AfterWords is a series of community-contributed reflections intended to further the conversations that begin during Parish sermons.
A 3-Minute Read
by Lisa Leeper
He existed before anything was created and is supreme over all creation…Everything was created through him and for him.He existed before anything else, and he holds all creation together. Col.1:16a, 17
Did you see June’s planetary parade? With the naked eye, one could see Mercury, Venus, Mars, Jupiter and Saturn, all in proper order, just before sunrise. This phenomenon won’t happen again until August 2040.
I love a celestial event. Eclipses, comets, meteor showers. A shooting star. Seeing the sky littered with so many heavenly objects under a truly dark sky that it allows understanding of Abraham’s awe when God told him, “I will make your descendants as numerous as the stars in the sky…” (Gen. 26:4).
The universe is too staggeringly huge for me to fathom; light years and ever-expanding deep space is beyond me, literally and mentally. But our solar system, though still far too large to traverse, is familiar. Who hasn’t made a mobile of the solar system from foam balls and dowels, if not for yourself, then with your kids? All eight planets (sorry, Pluto!) in orderly orbit around our star, the sun. The planets’ movements are predictable enough that we can know with certainty that June’s planetary lineup will be repeated in eighteen years. They all obey the gravitational pull of the sun.
We were reminded Sunday that it was a shock to the collective system of the16th century when Copernicus posited that Earth revolved around the sun, not the other way around. Similarly, it’s a shock to each of us when we begin to learn in early childhood that we’re not the center of the universe. It seems that most of us spend a lot of time trying to disprove that theory and move ourselves to the center, if not of the whole world, at least of our little realms. Making ourselves the center would seem to offer us complete freedom.
Jordan reminded us that it’s the gravitational pull of the sun that keeps the planets spinning securely in their orbits and challenged us to acknowledge Jesus as the center of our own worldwide church – and of our own lives. What does that look like – to have everything in my life orbiting around Jesus? Just as the planets live within the reality of gravity, so do we. Being bound by anything, even something that keeps us from floating off into space, can feel very restricting. We can try to deny gravity, but that denial doesn’t allow us to fly. It’s our reality.
Similarly, our reality as Christ-followers is Christ at the center of all things. Jesus is the center of gravity for us, whether or not we choose to acknowledge it. Jordan said, “We are not the center. Our culture is not the center. And if we can receive that, we find ourselves grounded in right relationship because we place the right thing at the center; we orbit around it and every thing else becomes clear. In submission to a larger reality, we are secure.”

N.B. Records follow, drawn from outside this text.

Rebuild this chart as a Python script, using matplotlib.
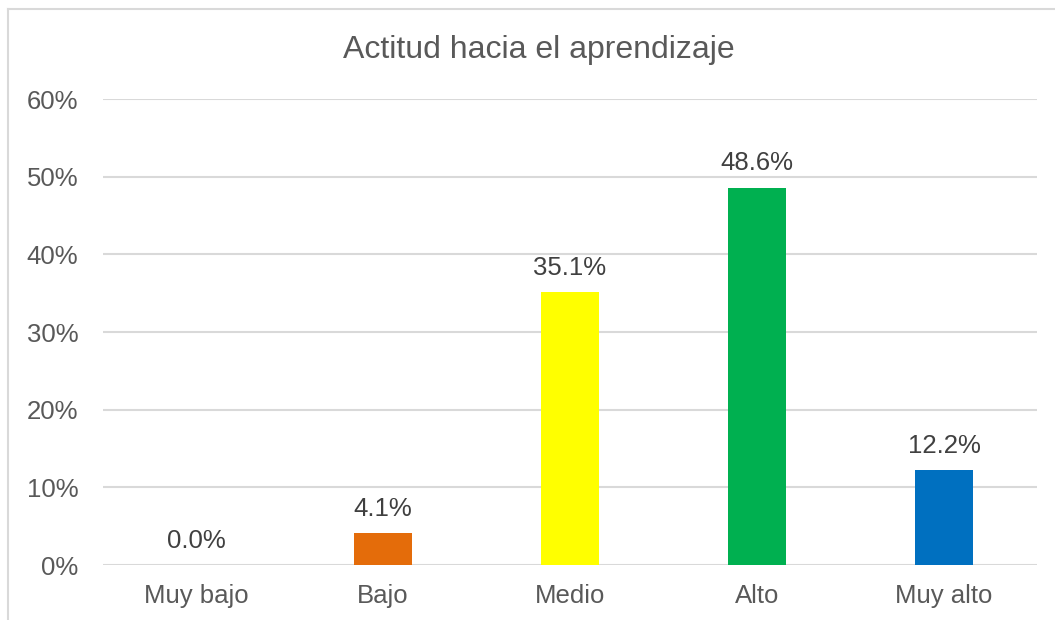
import matplotlib.pyplot as plt
from matplotlib.lines import Line2D
from matplotlib.ticker import PercentFormatter

plt.rcParams['font.family'] = ['Liberation Sans', 'DejaVu Sans']

categories = ["Muy bajo", "Bajo", "Medio", "Alto", "Muy alto"]
values = [0.0, 4.1, 35.1, 48.6, 12.2]
colors = ["#4472C4", "#E46C0A", "#FFFF00", "#00B050", "#0070C0"]
y_ticks = [0, 10, 20, 30, 40, 50, 60]

fig = plt.figure(figsize=(10.55, 6.2), dpi=100)
ax = fig.add_axes([0.0972, 0.0887, 0.8862, 0.7516])

x = range(len(categories))
ax.bar(x, values, width=0.315, color=colors, zorder=3)

for xi, v in zip(x, values):
    ax.annotate(f"{v:.1f}%", (xi, v), xytext=(0, 9), textcoords="offset points",
                ha="center", va="bottom", fontsize=18.5, color="#404040")

ax.set_xlim(-0.5, len(categories) - 0.5)
ax.set_ylim(0, 60)
ax.set_yticks(y_ticks)
ax.yaxis.set_major_formatter(PercentFormatter(decimals=0))
ax.set_xticks(list(x))
ax.set_xticklabels(categories)
ax.tick_params(axis="both", length=0, labelsize=18.5, labelcolor="#595959")
ax.tick_params(axis="y", pad=17.5)
ax.tick_params(axis="x", pad=14)
ax.grid(axis="y", color="#D9D9D9", linewidth=1.5, zorder=0)
for s in ax.spines.values():
    s.set_visible(False)

fig.text(0.511, 0.92, "Actitud hacia el aprendizaje", ha="center", va="center",
         fontsize=23, color="#595959")

# chart border (top and left edges visible)
fig.add_artist(Line2D([8 / 1055, 1], [1 - 9 / 620, 1 - 9 / 620], color="#D9D9D9", linewidth=1.5))
fig.add_artist(Line2D([8 / 1055, 8 / 1055], [0, 1 - 9 / 620], color="#D9D9D9", linewidth=1.5))

fig.savefig("out.png", dpi=100)
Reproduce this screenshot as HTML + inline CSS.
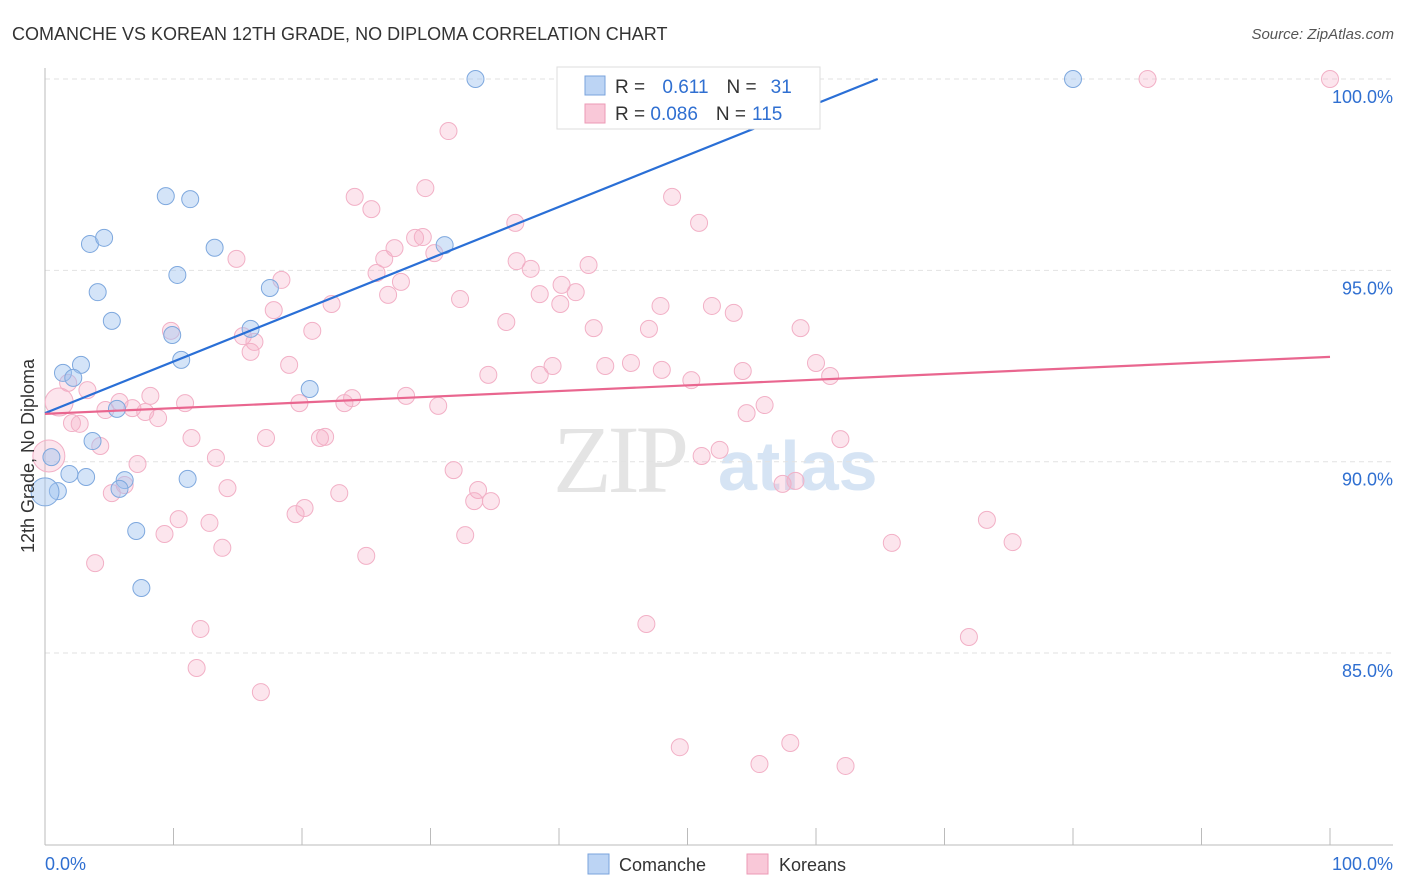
<!DOCTYPE html>
<html><head><meta charset="utf-8">
<style>
body{margin:0;background:#fff;font-family:"Liberation Sans",sans-serif;}
svg{display:block}
</style></head>
<body>
<svg id="chart" width="1406" height="892">
<text x="12" y="40" font-size="18" fill="#333">COMANCHE VS KOREAN 12TH GRADE, NO DIPLOMA CORRELATION CHART</text>
<text x="1394" y="39" font-size="15" fill="#555" font-style="italic" text-anchor="end">Source: ZipAtlas.com</text>
<g>
<text x="553" y="492" font-size="96" fill="#e4e4e4" font-family="Liberation Serif,serif" letter-spacing="-4">ZIP</text>
<text x="718" y="490" font-size="70" fill="#d6e4f4" font-weight="bold">atlas</text>
</g>
<g id="grid"></g>
<g id="axes"></g>
<g id="points"></g>
<g id="lines"></g>
<g>
<rect x="557" y="67" width="263" height="62" fill="#fff" stroke="#ddd"/>
<rect x="585" y="76" width="20" height="19" fill="#bcd4f4" stroke="#7aa3dc"/>
<rect x="585" y="104" width="20" height="19" fill="#f9c8d8" stroke="#ec9ab6"/>
<text x="615" y="93" font-size="19" fill="#333">R = <tspan fill="#2f6fd1" dx="12">0.611</tspan><tspan fill="#333" dx="18">N =</tspan><tspan fill="#2f6fd1" dx="14">31</tspan></text>
<text x="615" y="120" font-size="19" fill="#333">R = <tspan fill="#2f6fd1">0.086</tspan><tspan fill="#333" dx="18">N =</tspan><tspan fill="#2f6fd1" dx="6">115</tspan></text>
</g>
<g>
<rect x="588" y="854" width="21" height="20" fill="#bcd4f4" stroke="#7aa3dc"/>
<text x="619" y="871" font-size="18" fill="#333">Comanche</text>
<rect x="747" y="854" width="21" height="20" fill="#f9c8d8" stroke="#ec9ab6"/>
<text x="779" y="871" font-size="18" fill="#333">Koreans</text>
</g>
<text transform="translate(34,456) rotate(-90)" font-size="18" fill="#333" text-anchor="middle">12th Grade, No Diploma</text>
</svg>
<script>
const yTicks=[100,95,90,85];
const yTickLabels=["100.0%","95.0%","90.0%","85.0%"];
const xTickLabels=["0.0%","100.0%"];
const comancheX=[33.5,80.0,9.4,11.3,3.5,4.6,13.2,31.1,10.3,4.1,17.5,5.2,9.9,16.0,10.6,2.8,1.4,2.2,20.6,5.6,3.7,0.5,1.9,3.2,6.2,11.1,5.8,1.0,0.0,7.1,7.5];
const comancheY=[100,100,96.94,96.86,95.69,95.85,95.59,95.66,94.88,94.43,94.54,93.68,93.31,93.47,92.66,92.53,92.32,92.19,91.90,91.38,90.54,90.12,89.68,89.60,89.52,89.55,89.29,89.23,89.21,88.19,86.70];
const comancheR=[8.5,8.5,8.5,8.5,8.5,8.5,8.5,8.5,8.5,8.5,8.5,8.5,8.5,8.5,8.5,8.5,8.5,8.5,8.5,8.5,8.5,8.5,8.5,8.5,8.5,8.5,8.5,8.5,14,8.5,8.5];
const koreanX=[40.8,85.8,100,31.4,29.6,24.1,25.4,48.8,50.9,36.6,29.4,28.8,27.2,30.3,14.9,26.4,36.7,42.3,37.8,25.8,18.4,27.7,40.2,41.3,26.7,32.3,38.5,40.1,47.9,51.9,22.3,17.8,53.6,35.9,42.7,47.0,58.8,9.8,20.8,15.4,16.3,16.0,19.0,39.5,43.6,45.6,60.0,48.0,54.3,34.5,38.5,61.1,50.3,1.8,3.3,8.2,28.1,23.9,1.1,10.9,19.8,5.8,6.8,23.3,30.6,4.7,7.8,56.0,54.6,8.8,2.1,2.7,11.4,21.4,21.8,17.2,4.3,61.9,0.3,52.5,51.1,13.3,7.2,31.8,14.2,33.7,22.9,6.2,5.2,57.4,58.4,33.4,34.7,20.2,19.5,73.3,10.4,12.8,9.3,32.7,13.8,65.9,75.3,25.0,3.9,46.8,12.1,71.9,11.8,16.8,49.4,58.0,55.6,62.3];
const koreanY=[100,100,100,98.64,97.15,96.92,96.60,96.92,96.24,96.24,95.87,95.85,95.58,95.45,95.30,95.30,95.24,95.14,95.04,94.93,94.75,94.70,94.62,94.43,94.36,94.25,94.38,94.12,94.07,94.07,94.12,93.96,93.89,93.65,93.49,93.47,93.49,93.42,93.42,93.28,93.13,92.87,92.53,92.50,92.50,92.58,92.58,92.40,92.37,92.27,92.27,92.24,92.13,92.06,91.87,91.72,91.72,91.66,91.56,91.53,91.53,91.56,91.40,91.53,91.46,91.35,91.30,91.48,91.27,91.14,91.01,90.99,90.62,90.62,90.65,90.62,90.41,90.59,90.15,90.31,90.15,90.10,89.94,89.78,89.31,89.26,89.18,89.39,89.18,89.42,89.50,88.97,88.97,88.79,88.63,88.48,88.50,88.40,88.11,88.08,87.75,87.88,87.90,87.54,87.35,85.76,85.63,85.42,84.61,83.98,82.54,82.65,82.10,82.05];
const comancheTrend=[91.27,100];
const comancheTrendX=[0,64.8];
const koreanTrend=[91.25,92.74];
const koreanTrendX=[0,100];

const NS="http://www.w3.org/2000/svg";
const X0=45,X1=1330,Y100=79,PPP=38.27;
function xs(v){return X0+(X1-X0)*v/100;}
function ys(v){return Y100+(100-v)*PPP;}
function mk(tag,attrs,parent){const e=document.createElementNS(NS,tag);for(const k in attrs)e.setAttribute(k,attrs[k]);parent.appendChild(e);return e;}
const grid=document.getElementById('grid'),axes=document.getElementById('axes'),pts=document.getElementById('points'),lines=document.getElementById('lines');
yTicks.forEach((t,i)=>{
  const l=mk('line',{x1:45,x2:1393,y1:ys(t),y2:ys(t),stroke:'#e2e2e2','stroke-dasharray':'5,4'},grid);
  
  
  const tx=mk('text',{x:1393,y:ys(t)+24,'font-size':18,fill:'#2f6fd1','text-anchor':'end'},axes);
  tx.textContent=yTickLabels[i];
  
  
});
const ax=mk('line',{x1:45,x2:1393,y1:845,y2:845,stroke:'#bbb'},axes);


const ay=mk('line',{x1:45,x2:45,y1:68,y2:845,stroke:'#bbb'},axes);


for(let k=0;k<=10;k++){
  const t=mk('line',{x1:xs(k*10),x2:xs(k*10),y1:828,y2:845,stroke:'#bbb'},axes);
  
  
}
const xl0=mk('text',{x:45,y:870,'font-size':18,fill:'#2f6fd1'},axes);
xl0.textContent=xTickLabels[0];


const xl1=mk('text',{x:1393,y:870,'font-size':18,fill:'#2f6fd1','text-anchor':'end'},axes);
xl1.textContent=xTickLabels[1];


koreanX.forEach((v,i)=>{
  const r=(i==78)?16:(i==58?14:8.5);
  const c=mk('circle',{cx:xs(v),cy:ys(koreanY[i]),r:r,fill:'rgba(246,170,196,0.3)',stroke:'#f2b0c6','stroke-width':1},pts);
  
  
});
comancheX.forEach((v,i)=>{
  const c=mk('circle',{cx:xs(v),cy:ys(comancheY[i]),r:comancheR[i],fill:'rgba(160,196,240,0.45)',stroke:'#7ea8de','stroke-width':1},pts);
  
  
});
const bl=mk('line',{x1:xs(comancheTrendX[0]),y1:ys(comancheTrend[0]),x2:xs(comancheTrendX[1]),y2:ys(comancheTrend[1]),stroke:'#2a6fd6','stroke-width':2.2},lines);


const pl=mk('line',{x1:xs(koreanTrendX[0]),y1:ys(koreanTrend[0]),x2:xs(koreanTrendX[1]),y2:ys(koreanTrend[1]),stroke:'#e9668f','stroke-width':2.2},lines);


</script>
</body></html>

It’s this reality that allows us to live in freedom. As we grow in our secure attachment to the center of the universe, Jesus Christ, we are freed from striving to take care of ourselves. Just as the sun provides us daily with what Earth needs, our Center has given us everything we need (Psalm 23:1; 2 Peter 1:3). And as we live in orbit of the One who has given us all, we are set free to likewise give to others, knowing that our resources in Jesus are lavishly abundant. We are safe and secure and have the limitless abundance of the One who is still holding all of creation together.
Psalm 19 says, “The heavens proclaim the glory of God. The skies display his craftsmanship. Day after day they continue to speak; night after night they make him known.” As we look in wonder at the skies and “listen” to the silent speech pouring forth from the stars, moon, and sun, we can remember that the One who created it all and still holds it together is the One who invites us to make him the center of our lives. True freedom lies within that orbit.